Improving US Economy to Strengthen the Dollar

Although Fed chairman Janet Yellen is generally regarded as a dove, she could easily switch to hawkishness. “She was one of the first to call for pre-emptive rate rises in 1996 to choke inflation, dissenting from the Greenspan Fed. Nobody thought of her as dovish then.”

Her lodestar is America’s NAIRU – non-accelerating inflation rate of unemployment. She thinks the point at which tight labour markets start to drive a wage-price spiral is about 5.4 per cent.

The unemployment rate has plunged in 12 months from 7.5 to 6.1 per cent. Yellen told Congress that the pace of jobs recovery is coming 15 months earlier than the Fed expected. With skill shortages cropping up everywhere, the point is fast approaching when she will become a hawk, Evans-Pritchard says, as several members of the Fed’s monetary policy committee already are.

One consequence of a credit tightening will be a strengthening of the greenback in terms of other currencies. Jens Nordvig, chief currency strategist at the Nomura investment bank, says: “We are close to a major cyclical recovery for the dollar.”
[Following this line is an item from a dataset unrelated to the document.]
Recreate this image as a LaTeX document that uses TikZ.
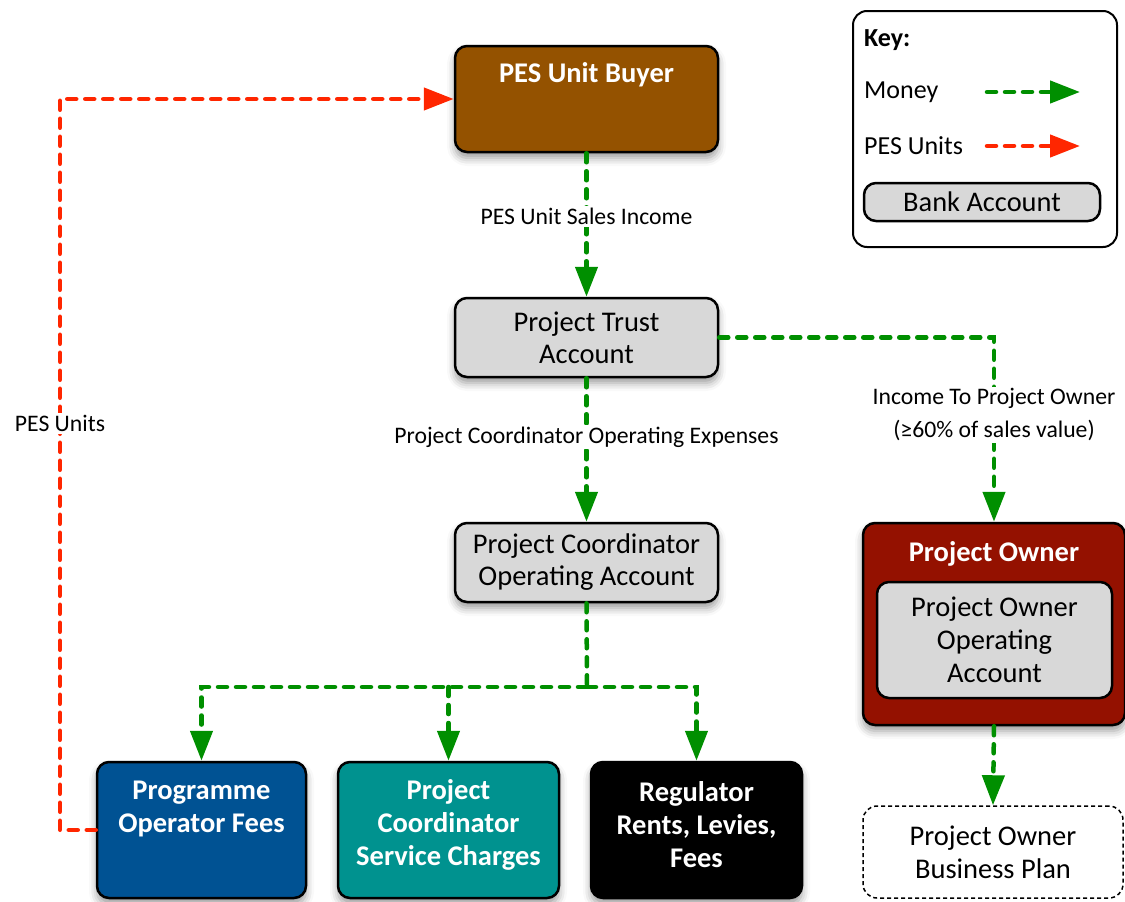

“Under normal circumstances the Fed would be targeting short-term rates of about 3 per cent right now rather than the essentially 0 per cent rate that has been in place for several years,” says Russ Swansen, chief investment officer at Thrivent Financial.

The outlook is for economic growth of 2 to 3 per cent a year, given generally positive trends in the labour market and the manufacturing sector, plus favourable financial conditions.

There is no hint of an impending recession in current economic statistics.

However, the St Louis Fed’s Financial Stress Index is now at its lowest level in at least 20 years, suggesting that “the markets could be vulnerable to a correction.

Stock-market declines in the neighborhood of 20 per cent or more can happen even without a recession. After former Fed chairman Alan Greenspan warned about “irrational exuberance,” the stock-market actually continued climbing for the next three years, but it did suffer a 19 per cent correction during the period.

For practical purposes, such corrections cannot be predicted. “Investors must be prepared to live through them.”